- Work required: From the first line of the data down to and including the line with "-- (mmann.north east);", copy everything exactly, leaving out pictures.

== == ==

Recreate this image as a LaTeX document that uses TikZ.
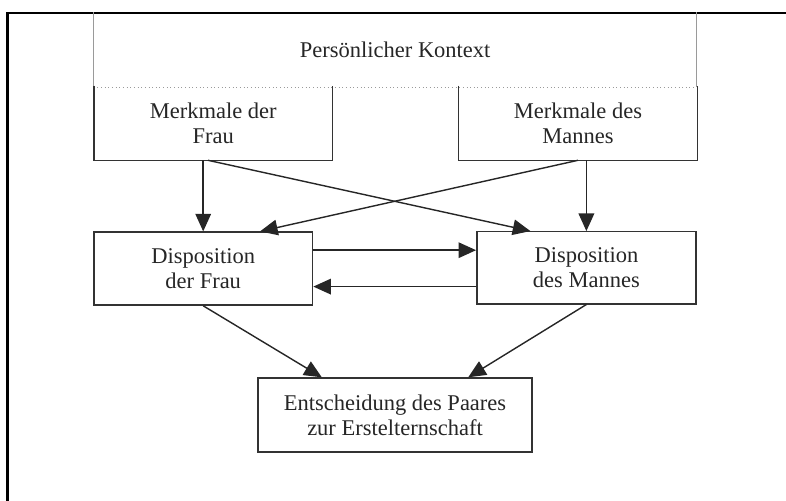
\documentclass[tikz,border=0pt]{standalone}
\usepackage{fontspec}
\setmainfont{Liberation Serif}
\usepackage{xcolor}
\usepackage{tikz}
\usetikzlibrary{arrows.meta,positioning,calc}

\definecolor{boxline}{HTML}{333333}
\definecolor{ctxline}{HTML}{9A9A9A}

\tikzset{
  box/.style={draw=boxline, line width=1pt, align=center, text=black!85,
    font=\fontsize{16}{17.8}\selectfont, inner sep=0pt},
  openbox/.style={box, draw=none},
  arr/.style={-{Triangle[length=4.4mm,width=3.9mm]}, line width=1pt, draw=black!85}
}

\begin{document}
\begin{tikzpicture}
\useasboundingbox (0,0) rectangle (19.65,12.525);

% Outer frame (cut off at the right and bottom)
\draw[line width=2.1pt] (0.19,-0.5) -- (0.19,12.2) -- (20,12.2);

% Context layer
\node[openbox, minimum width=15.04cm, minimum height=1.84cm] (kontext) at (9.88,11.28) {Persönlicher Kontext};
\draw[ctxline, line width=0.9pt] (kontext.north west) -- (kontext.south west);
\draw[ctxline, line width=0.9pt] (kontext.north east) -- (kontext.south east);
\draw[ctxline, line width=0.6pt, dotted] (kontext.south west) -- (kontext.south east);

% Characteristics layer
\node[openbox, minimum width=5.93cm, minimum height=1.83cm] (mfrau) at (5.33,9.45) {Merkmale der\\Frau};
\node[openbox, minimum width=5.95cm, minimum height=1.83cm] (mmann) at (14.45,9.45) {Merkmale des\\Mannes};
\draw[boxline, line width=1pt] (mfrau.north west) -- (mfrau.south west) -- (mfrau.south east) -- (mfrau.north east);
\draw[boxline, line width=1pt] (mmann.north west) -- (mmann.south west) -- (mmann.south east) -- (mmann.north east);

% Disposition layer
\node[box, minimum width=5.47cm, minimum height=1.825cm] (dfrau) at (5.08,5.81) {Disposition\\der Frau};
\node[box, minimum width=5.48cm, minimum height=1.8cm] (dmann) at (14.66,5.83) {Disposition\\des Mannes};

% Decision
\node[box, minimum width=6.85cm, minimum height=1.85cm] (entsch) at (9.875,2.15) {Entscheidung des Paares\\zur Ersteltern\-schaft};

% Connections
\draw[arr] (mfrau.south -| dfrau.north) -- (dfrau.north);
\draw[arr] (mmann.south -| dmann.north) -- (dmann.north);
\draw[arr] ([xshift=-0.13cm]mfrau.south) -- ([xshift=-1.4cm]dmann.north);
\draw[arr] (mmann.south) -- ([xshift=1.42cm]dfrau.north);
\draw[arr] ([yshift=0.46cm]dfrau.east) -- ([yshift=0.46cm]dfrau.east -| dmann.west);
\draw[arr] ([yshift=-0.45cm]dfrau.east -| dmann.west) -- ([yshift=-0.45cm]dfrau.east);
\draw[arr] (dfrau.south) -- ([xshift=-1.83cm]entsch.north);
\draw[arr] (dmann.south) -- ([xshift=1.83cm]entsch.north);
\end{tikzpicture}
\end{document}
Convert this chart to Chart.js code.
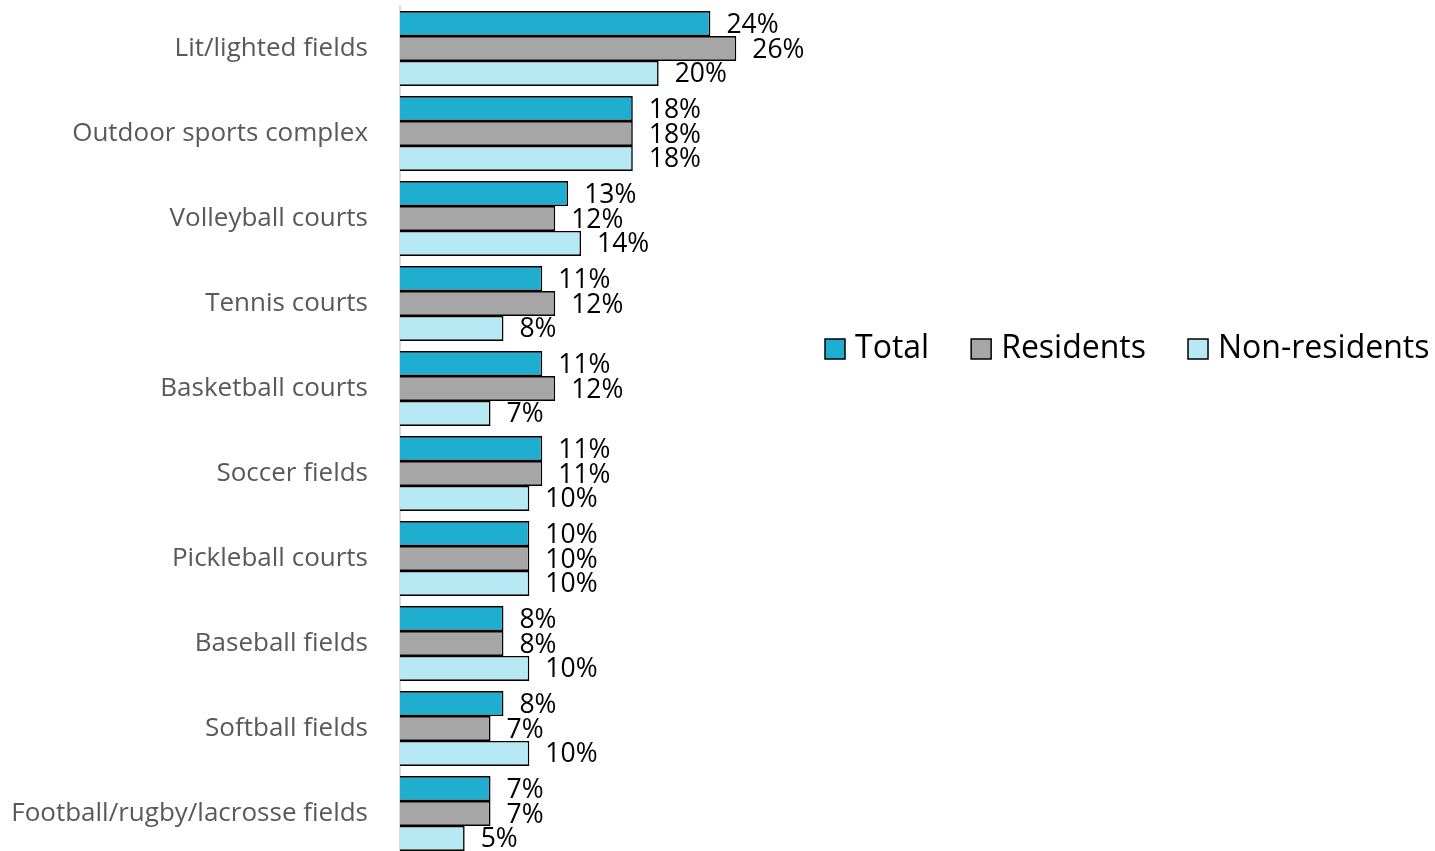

== == ==

- Answer to this task:
Recreate this image as a LaTeX document that uses TikZ.
\documentclass[tikz,border=0pt]{standalone}
\usepackage{fontspec}
\setmainfont{Liberation Serif}
\usepackage{xcolor}
\usepackage{tikz}
\usetikzlibrary{arrows.meta,positioning,calc}

\definecolor{boxline}{HTML}{333333}
\definecolor{ctxline}{HTML}{9A9A9A}

\tikzset{
  box/.style={draw=boxline, line width=1pt, align=center, text=black!85,
    font=\fontsize{16}{17.8}\selectfont, inner sep=0pt},
  openbox/.style={box, draw=none},
  arr/.style={-{Triangle[length=4.4mm,width=3.9mm]}, line width=1pt, draw=black!85}
}

\begin{document}
\begin{tikzpicture}
\useasboundingbox (0,0) rectangle (19.65,12.525);

% Outer frame (cut off at the right and bottom)
\draw[line width=2.1pt] (0.19,-0.5) -- (0.19,12.2) -- (20,12.2);

% Context layer
\node[openbox, minimum width=15.04cm, minimum height=1.84cm] (kontext) at (9.88,11.28) {Persönlicher Kontext};
\draw[ctxline, line width=0.9pt] (kontext.north west) -- (kontext.south west);
\draw[ctxline, line width=0.9pt] (kontext.north east) -- (kontext.south east);
\draw[ctxline, line width=0.6pt, dotted] (kontext.south west) -- (kontext.south east);

% Characteristics layer
\node[openbox, minimum width=5.93cm, minimum height=1.83cm] (mfrau) at (5.33,9.45) {Merkmale der\\Frau};
\node[openbox, minimum width=5.95cm, minimum height=1.83cm] (mmann) at (14.45,9.45) {Merkmale des\\Mannes};
\draw[boxline, line width=1pt] (mfrau.north west) -- (mfrau.south west) -- (mfrau.south east) -- (mfrau.north east);
\draw[boxline, line width=1pt] (mmann.north west) -- (mmann.south west) -- (mmann.south east) -- (mmann.north east);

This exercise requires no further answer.